Io sono una di quelle persone che quando legge un giallo, o un noir o (più di rado) un thriller, non è minimamente interessata a capire chi è il colpevole. Quello che mi interessa è il movente. Detesto le storie con i serial killer psicopatici perché il più delle volte sono una banalizzazione del male[i]. Tanto più che ritengo giallo, thriller e noir generi dotati di una forte connotazione filosofica, focalizzati su un percorso che ci riguarda tutti: la ricerca della verità. Ma questa verità deve essere una verità oggettiva, non negoziabile e non discutibile, una verità ferrea, non importa quanto dolorosa; una verità che non rifugga il male, una verità che sia una base, per il protagonista e per il lettore, su cui riformulare la propria esistenza.

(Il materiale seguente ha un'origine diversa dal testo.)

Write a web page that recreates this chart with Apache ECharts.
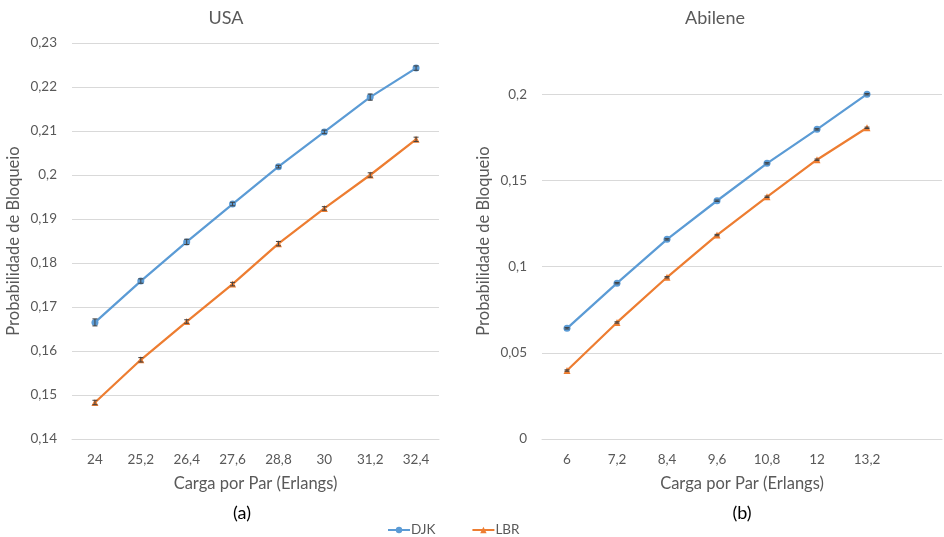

 I nostri genitori ci hanno regalato quattro scenari molto istruttivi. Primo: mamma e papà giovani e felici, i bambini che si godono il giardino dell’eden; secondo: papà si trova un’altra donna e sparisce con lei, mamma dà i numeri, i bambini perdono l’eden; terzo: papà ha un ripensamento e torna a casa, i figli cercano di rientrare nel paradiso terrestre, mamma e papà dimostrano quotidianamente che è uno sforzo inutile; quarto: i bambini scoprono che l’eden non è mai esistito e bisogna accontentarsi dell’inferno.

Non so se Lacci sia un dramma farsesco familiare travestito da thriller o viceversa, ma di sicuro è centrale il tema di un’indagine (anzi, di più indagini che si intersecano) e la tensione livorosa che accompagna la ricerca del colpevole, un criminale che si è macchiato di quattro vite rovinate; è un’indagine spinosa, nella quale investigatori e sospetti coincidono, in cui tutti mentono, a se stessi o agli altri, in cui ognuno presenta la propria versione dei fatti, dividendosi tra chi cerca una condanna implacabile e chi, riconoscendosi responsabile, invoca la clemenza della corte. Ma quello che i protagonisti di Starnone davvero cercano, almeno per tre quarti del romanzo, è, ribadisco, un colpevole, non la verità, perché è la cosa più facile, la strada meno profonda da percorrere, quella che intacca in maniera meno traumatica un fragilissimo equilibrio familiare; ma questo solo in apparenza, perché i lacci fanno presto a tramutarsi da simbolo di un profondo legame affettivo a strumenti di costrizione e talvolta di tortura, dai quali non ci si libera mai del tutto, stretti come siamo dal rancore e dal desiderio di rivalsa.

Dalla crisi di tanti anni fa abbiamo imparato entrambi che per vivere insieme dobbiamo dirci molto meno di quanto ci taciamo. Ha funzionato. Ciò che Vanda dice o fa è sempre il segnale di ciò che nasconde. E il mio continuo consentire cela che da decenni non c’è niente, assolutamente niente, su cui abbiamo sentimenti in comune.

Non è la prima volta che la letteratura  affronta il tema del sacrificio di ciò che (si) è in nome di ciò che (si) dovrebbe essere, e di come la famiglia, che dovrebbe essere accogliente e solidale, per l’individuo diventi il più crudele carnefice, ma Starnone non solo innesta in questa traccia una perfidia carica di compassione e umanità, soprattutto crea un’ansia da movente che è la vera forza trainante del romanzo: capire il perché delle cose, la ricerca della verità, diventa fondamentale, se non per i protagonisti, tutti presi dall’imbastire false illusioni e meschine fughe (per lo più da se stessi) e vendette, per i lettori, che si trovano a districarsi in un’inchiesta aggrovigliata, claustrofobica e coinvolgente, in cui diventa impossibile ergersi a giudici.

Domenico Starnone
Lacci (2014)
Torino, Einaudi, 2014
pp. 133



[i] Ci sono ovviamente eccezioni degne di nota: la Mika Isabelle Huppert in Grazie per la cioccolata, ad esempio, è l’incarnazione di un male quasi metafisico, che distrugge perché non riesce a fare altro, oppure c’è l’Hannibal Lecter televisivo, che è un vuoto estetico interessante, ma nel complesso trovo l’assassino psicopatico una soluzione noiosa. Certo, se la ricerca dell’assassino è elemento secondario rispetto alla trama (mi viene in mente il thriller Seduzione Pericolosa, dove l’indagine, per quanto interessante, è solo una spinta che il protagonista coglie per affrontare i suoi personalissimi demoni) allora il discorso cambia, e si fa molto più interessante. Peccato che accada raramente.